The Proclamation of Neutrality was a formal announcement issued by U.S. President George Washington on April 22, 1793, that declared the nation neutral in the conflict between France and Great Britain. It threatened legal proceedings against any American providing assistance to any country at war.

Background 
News that Revolutionary France had declared war on Great Britain in February 1793, and with this declaration that France, by the country's own volition, was now at war with all of Europe, did not reach America until the first half of April of that year. President Washington was at Mount Vernon attending the funeral of a nephew when he was given the news. He hurried back to Pennsylvania and summoned a cabinet meeting on April 19. It was unanimously agreed to issue a proclamation "forbidding citizens to take part in any hostilities in the seas, on behalf of or against any of the belligerent powers."

Washington's members agreed that neutrality was essential; the nation was too young and its military was too small to risk any sort of engagement with either France or Britain. Secretary of State Thomas Jefferson, in particular, saw in this question, the influence of the Federalists — his political rivals; yet he too agreed a proclamation was in order, though perhaps not an official one.

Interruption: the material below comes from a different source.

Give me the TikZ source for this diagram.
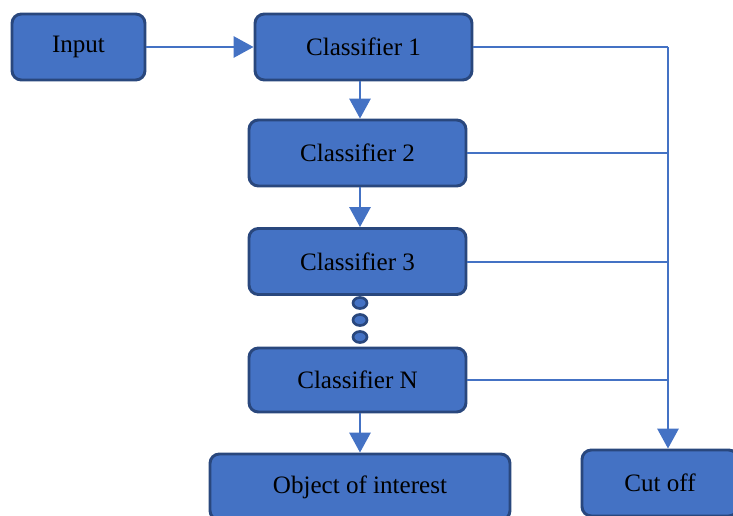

In a cabinet meeting of January 14, Thomas Jefferson argued that while neutrality was a sine qua non, there was no real need to make a Proclamation of Neutrality either immediately or even officially; perhaps there might be no need for an official declaration at all. The United States could declare its neutrality for a price, Jefferson intimated, "Why not stall and make countries bid for [American] neutrality?" In response, Secretary of the Treasury Alexander Hamilton declared that American neutrality was not negotiable. Jefferson eventually resigned from his duty as Secretary of State in disagreement with the Proclamation of Neutrality.

Text of the proclamation

Debates 

The proclamation started a war of pamphlets between Alexander Hamilton (writing for the Federalists) and James Madison (writing for the Democratic-Republicans), commonly known as the Pacificus–Helvidius Debates. In his seven essays, written under the pen name "Pacificus", Hamilton dealt with objections to the proclamation. Among his arguments were:

 The decree was, in fact, constitutional; for while Congress has the sole right to declare war, it is "the duty of the executive to preserve peace till the war is declared."
 The Proclamation of Neutrality did not violate the United States' 1778 Treaty of defensive alliance with France, as the Democratic-Republicans were claiming. The treaty, Hamilton pointed out, was a defensive alliance and did not apply to offensive wars, "and it was France that had declared war upon other European powers", not the other way around.
 By siding with France the United States would have left itself open to attacks within American borders by the governments of Great Britain and Spain stirring up "numerous Indian tribes" influenced by these two governments.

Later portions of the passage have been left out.